L'esprit de l'escalier

For the past few weeks I'd been saying that I thought I had just done that one race too many at the end of the cross country season and that I'd a feeling that I'd take part in my goal race of the spring, the Ballycotton 10, with tired legs. Well I was wrong, I won't be racing with tired legs on Sunday, I quite simply won't be racing.

After my second last XC race it took the full two weeks to the next race for my legs to lose the stiffness from the race. Then it was straight back to my legs being stiff, taking two days off and hoping I could get sharp in time for Ballycotton two weeks later. Deep down I knew I was doing too much but I also kept reminding myself that after Ballycotton it was time for a break. In an ideal world I'd have stopped racing after the second last race, taken a break then for week or 10 days and then started into training for an assault at Ballycotton. Hindsight's a great thing though.

This week I've been doing easy runs, progressively shorter, while every evening my leg was getting sorer and sorer. Yesterday I was scheduled to do a sharpening up session before the race but I knew at mid day that there was no way that I could go out and say that there was no risk in seriously damaging something. So for the first time in an age I missed a scheduled workout. With that I threw in the towel on any hope of lining up this weekend.

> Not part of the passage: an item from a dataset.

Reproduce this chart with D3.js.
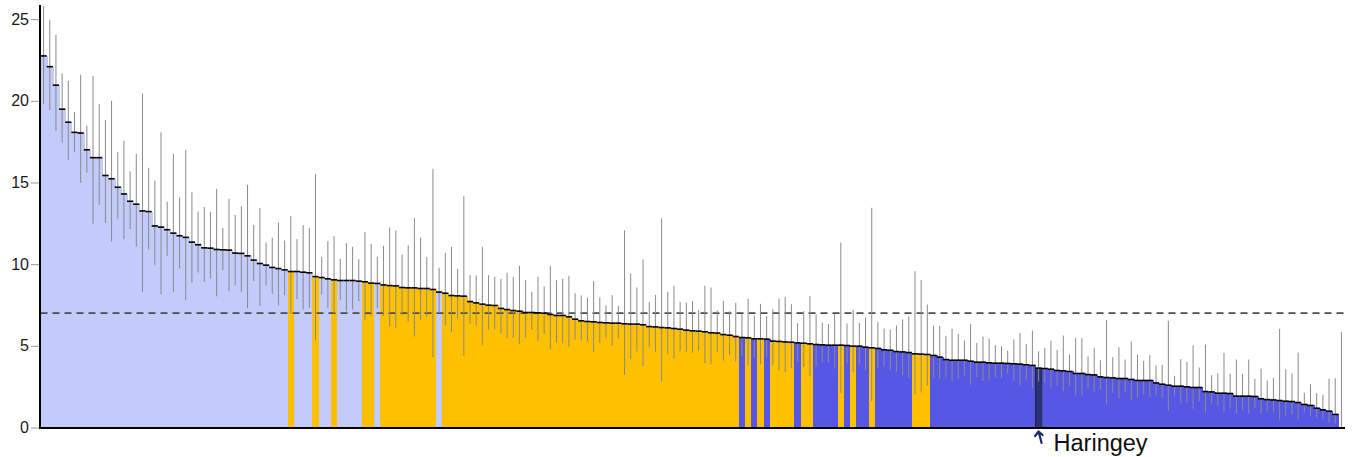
<!DOCTYPE html>
<html>
<head>
<meta charset="utf-8">
<script src="https://cdn.jsdelivr.net/npm/d3@7"></script>
<style>
  html, body { margin: 0; padding: 0; background: #fff; }
  svg { display: block; font-family: "Liberation Sans", Arial, sans-serif; }
</style>
</head>
<body>
<svg id="chart" width="1352" height="457"></svg>
<script>
// ---- data ----
const values = [
  22.75, 22.09, 20.96, 19.49, 18.69, 18.07, 18.03, 17.0, 16.52, 16.52,
  15.43, 15.23, 14.71, 14.3, 13.85, 13.67, 13.26, 13.22, 12.34, 12.27,
  12.11, 11.9, 11.74, 11.64, 11.35, 11.19, 11.0, 10.98, 10.9, 10.88,
  10.86, 10.68, 10.66, 10.51, 10.25, 10.04, 9.94, 9.8, 9.73, 9.65,
  9.55, 9.55, 9.51, 9.47, 9.24, 9.18, 9.1, 9.04, 9.0, 9.0,
  9.0, 8.96, 8.92, 8.84, 8.82, 8.73, 8.69, 8.67, 8.57, 8.55,
  8.55, 8.51, 8.51, 8.45, 8.29, 8.22, 8.08, 8.06, 8.04, 7.71,
  7.63, 7.55, 7.49, 7.47, 7.29, 7.22, 7.16, 7.12, 7.04, 7.04,
  7.02, 7.0, 6.92, 6.86, 6.86, 6.78, 6.63, 6.53, 6.49, 6.47,
  6.43, 6.41, 6.39, 6.39, 6.35, 6.33, 6.33, 6.29, 6.18, 6.16,
  6.12, 6.1, 6.06, 6.02, 5.96, 5.92, 5.9, 5.86, 5.8, 5.78,
  5.69, 5.65, 5.57, 5.51, 5.49, 5.43, 5.43, 5.41, 5.29, 5.27,
  5.24, 5.22, 5.18, 5.16, 5.12, 5.08, 5.06, 5.04, 5.04, 5.04,
  5.02, 4.98, 4.98, 4.92, 4.88, 4.84, 4.76, 4.73, 4.65, 4.63,
  4.59, 4.51, 4.49, 4.47, 4.41, 4.31, 4.16, 4.12, 4.12, 4.12,
  4.06, 4.0, 4.0, 3.96, 3.94, 3.94, 3.92, 3.9, 3.88, 3.84,
  3.8, 3.63, 3.61, 3.57, 3.49, 3.47, 3.43, 3.31, 3.31, 3.24,
  3.22, 3.1, 3.06, 3.04, 3.0, 3.0, 2.94, 2.88, 2.88, 2.88,
  2.73, 2.65, 2.59, 2.53, 2.53, 2.49, 2.45, 2.45, 2.2, 2.18,
  2.1, 2.1, 2.08, 1.92, 1.92, 1.92, 1.9, 1.76, 1.71, 1.69,
  1.65, 1.61, 1.59, 1.53, 1.41, 1.35, 1.18, 1.08, 1.0, 0.8,
  0
];
const upper = [
  26.5, 24.96, 24.04, 21.68, 21.23, 19.32, 21.6, 18.48, 21.52, 19.8,
  18.83, 20.0, 16.86, 17.56, 15.68, 16.76, 20.45, 15.9, 15.12, 18.07,
  13.83, 16.76, 14.08, 17.0, 14.4, 13.22, 13.5, 13.2, 14.61, 12.21,
  14.0, 13.01, 13.55, 14.86, 12.4, 13.44, 11.33, 11.61, 12.55, 11.45,
  12.96, 11.53, 12.39, 12.2, 15.53, 10.45, 11.41, 11.71, 10.33, 11.29,
  11.06, 10.31, 11.96, 11.24, 10.45, 11.12, 12.24, 12.06, 10.59, 11.14,
  12.84, 11.63, 10.43, 15.84, 9.78, 10.69, 11.06, 9.71, 14.16, 9.33,
  9.31, 11.06, 9.33, 9.22, 9.1, 9.47, 9.22, 9.9, 9.04, 8.31,
  9.24, 8.63, 9.9, 9.02, 9.1, 9.29, 8.22, 8.08, 7.96, 8.96,
  7.96, 7.47, 8.1, 7.45, 12.06, 9.43, 8.57, 10.29, 7.69, 8.12,
  12.8, 8.31, 8.67, 7.69, 7.65, 7.73, 7.2, 8.67, 8.57, 7.16,
  7.76, 7.12, 7.63, 6.96, 7.88, 6.86, 7.57, 6.82, 7.24, 7.9,
  8.0, 7.55, 6.39, 7.12, 8.06, 6.92, 6.41, 6.33, 6.94, 11.33,
  6.37, 7.2, 6.39, 6.73, 13.45, 6.45, 6.06, 6.0, 6.24, 6.61,
  6.8, 9.57, 9.04, 7.53, 6.24, 6.22, 5.59, 6.04, 5.73, 5.33,
  6.33, 5.18, 5.57, 5.45, 5.04, 4.98, 4.69, 5.39, 5.78, 5.1,
  5.94, 4.67, 4.86, 5.31, 4.76, 5.63, 4.47, 5.49, 5.47, 4.35,
  4.88, 4.12, 6.57, 4.31, 4.92, 4.16, 5.27, 4.47, 4.08, 4.43,
  3.8, 3.84, 6.53, 3.16, 4.18, 4.02, 5.02, 3.67, 5.08, 3.2,
  3.31, 4.57, 3.29, 4.16, 3.29, 4.16, 2.98, 3.61, 2.88, 3.04,
  6.04, 3.57, 3.31, 4.59, 2.12, 2.65, 2.1, 2.0, 2.98, 3.02,
  5.84
];
const lower = [
  19.8, 19.43, 18.16, 17.44, 16.37, 16.86, 14.98, 15.59, 12.48, 13.63,
  12.52, 11.39, 12.79, 11.52, 12.15, 11.07, 8.3, 10.9, 9.96, 8.14,
  10.51, 8.28, 9.73, 7.79, 8.87, 9.49, 8.91, 9.12, 8.03, 9.63,
  8.34, 8.71, 8.3, 7.3, 8.98, 7.44, 8.69, 8.18, 7.47, 8.1,
  6.96, 7.86, 7.22, 7.33, 5.35, 8.14, 7.31, 6.96, 7.8, 7.1,
  7.22, 7.73, 6.59, 6.84, 7.29, 6.82, 6.16, 6.1, 6.88, 6.47,
  5.57, 6.59, 6.78, 4.31, 7.02, 6.27, 5.84, 6.65, 4.37, 6.35,
  6.24, 5.06, 5.98, 6.02, 5.78, 5.47, 5.51, 5.12, 5.49, 6.0,
  5.29, 5.71, 4.8, 5.2, 5.16, 4.92, 5.39, 5.33, 5.27, 4.63,
  5.18, 5.51, 5.02, 5.47, 3.22, 4.18, 4.65, 3.76, 4.92, 4.63,
  2.82, 4.49, 4.2, 4.67, 4.63, 4.57, 4.71, 3.94, 3.88, 4.61,
  4.1, 4.45, 4.04, 4.37, 3.8, 4.27, 3.86, 4.27, 3.84, 3.49,
  3.39, 3.65, 4.06, 3.69, 3.16, 3.73, 3.98, 4.0, 3.61, 2.12,
  3.94, 3.39, 3.84, 3.53, 1.61, 3.63, 3.69, 3.53, 3.39, 3.2,
  3.04, 2.04, 2.14, 2.57, 3.08, 2.96, 3.06, 2.82, 2.96, 3.16,
  2.61, 3.08, 2.84, 2.88, 3.08, 3.04, 3.29, 2.84, 2.61, 2.88,
  2.41, 2.82, 2.73, 2.41, 2.57, 2.22, 2.57, 1.96, 1.96, 2.41,
  2.16, 2.31, 1.39, 2.12, 1.78, 2.16, 1.65, 1.82, 2.0, 1.84,
  1.96, 1.78, 1.0, 1.96, 1.49, 1.51, 1.14, 1.61, 0.9, 1.45,
  1.31, 0.94, 1.2, 0.84, 1.08, 0.84, 1.18, 0.84, 1.0, 0.98,
  0.43, 0.69, 0.76, 0.51, 0.92, 0.69, 0.61, 0.51, 0.29, 0.22,
  0
];
// L = significantly higher, O = similar, B = significantly lower, H = highlighted area
const groups = [
  "LLLLLLLLLL", "LLLLLLLLLL", "LLLLLLLLLL", "LLLLLLLLLL",
  "OLLLOLLOLL", "LLOOLOOOOO", "OOOOLOOOOO", "OOOOOOOOOO",
  "OOOOOOOOOO", "OOOOOOOOOO", "OOOOOOOOOO", "OOOBOBOBOO",
  "OOBOOBBBBO", "BOBBOBBBBB", "BOOOBBBBBB", "BBBBBBBBBB",
  "BHBBBBBBBB", "BBBBBBBBBB", "BBBBBBBBBB", "BBBBBBBBBB",
  "BBBBBBBBBB", "B"
].join("").split("");
const highlightName = "Haringey";
const averageValue = 7;
const yTicks = [0, 5, 10, 15, 20, 25];

// ---- chart ----
(function () {
  const colors = { L: "#c3cbfb", O: "#ffc000", B: "#5757e5", H: "#2b3273" };
  const data = values.map((v, i) => ({ i, v, hi: upper[i], lo: lower[i], g: groups[i] }));

  const svg = d3.select("#chart");
  const pL = 40.5, pR = 1344.5, pT = 6.1, pB = 427.5;

  const x = d3.scaleBand().domain(data.map(d => d.i)).range([pL, pR]).padding(0);
  const y = d3.scaleLinear().domain([0, 25.8]).range([pB, pT]).clamp(true);
  const bw = x.bandwidth();

  // bars (highlighted bar drawn last so its outline stays visible)
  const ordered = data.filter(d => d.g !== "H").concat(data.filter(d => d.g === "H"));
  svg.append("g").selectAll("rect").data(ordered).join("rect")
    .attr("x", d => x(d.i))
    .attr("width", d => d.g === "H" ? bw : bw + 1)
    .attr("y", d => y(d.v))
    .attr("height", d => y(0) - y(d.v))
    .attr("shape-rendering", d => d.g === "H" ? "auto" : "crispEdges")
    .attr("fill", d => colors[d.g])
    .attr("stroke", d => d.g === "H" ? "#1b2050" : "none")
    .attr("stroke-width", d => d.g === "H" ? 1 : 0);

  // average dashed line
  svg.append("line")
    .attr("x1", pL).attr("x2", pR)
    .attr("y1", y(averageValue)).attr("y2", y(averageValue))
    .attr("stroke", "#4d4d4d").attr("stroke-width", 1.6)
    .attr("stroke-dasharray", "7,5");

  // error bars
  svg.append("g").selectAll("line").data(data).join("line")
    .attr("x1", d => x(d.i) + bw / 2).attr("x2", d => x(d.i) + bw / 2)
    .attr("y1", d => y(d.hi)).attr("y2", d => y(d.lo))
    .attr("stroke", "#8a8a8a").attr("stroke-width", 1);

  // value ticks
  svg.append("g").selectAll("line").data(data.filter(d => d.v > 0)).join("line")
    .attr("x1", d => x(d.i)).attr("x2", d => x(d.i) + bw)
    .attr("y1", d => y(d.v)).attr("y2", d => y(d.v))
    .attr("stroke", "#000").attr("stroke-width", 1.6);

  // y axis
  const yAxis = svg.append("g").attr("transform", `translate(${pL - 1.5},0)`)
    .call(d3.axisLeft(y).tickValues(yTicks).tickSize(8).tickPadding(2).tickFormat(d3.format("d")));
  yAxis.select(".domain").remove();
  yAxis.selectAll(".tick line").attr("stroke", "#999");
  yAxis.selectAll(".tick text").attr("fill", "#1a1a1a")
    .style("font-size", "16px").style("font-family", "'Liberation Sans', Arial, sans-serif");

  // axis lines
  svg.append("line").attr("x1", pL - 0.5).attr("x2", pL - 0.5).attr("y1", 5).attr("y2", pB + 1.5)
    .attr("stroke", "#000").attr("stroke-width", 2);
  svg.append("line").attr("x1", pL - 1.5).attr("x2", pR + 0.5).attr("y1", pB + 0.5).attr("y2", pB + 0.5)
    .attr("stroke", "#000").attr("stroke-width", 2);

  // highlight annotation
  const h = data.find(d => d.g === "H");
  const hx = x(h.i) + bw / 2;
  svg.append("path")
    .attr("d", `M${hx + 3},${pB + 15.5} L${hx},${pB + 4} M${hx - 3.5},${pB + 8.5} L${hx},${pB + 4} L${hx + 4},${pB + 7.5}`)
    .attr("fill", "none").attr("stroke", "#1f2a6b").attr("stroke-width", 2.2)
    .attr("stroke-linecap", "round").attr("stroke-linejoin", "round");
  svg.append("text")
    .attr("x", hx + 15).attr("y", 451)
    .attr("fill", "#111")
    .style("font-size", "23.5px")
    .text(highlightName);
})();
</script>
</body>
</html>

I'm fairly gutted as I'd got a few good results in the cross country, taking some scalps on the way, and I thought I was in a good position to take a chunk off last year's 10 mile PB. What now? Now I take a break. I look after the leg and I get it back to normal. The break could be a week, it could be two, it all depends on how I recover. I'm not too worried about taking time off. It's needed, especially if I want to have a strong road running spring.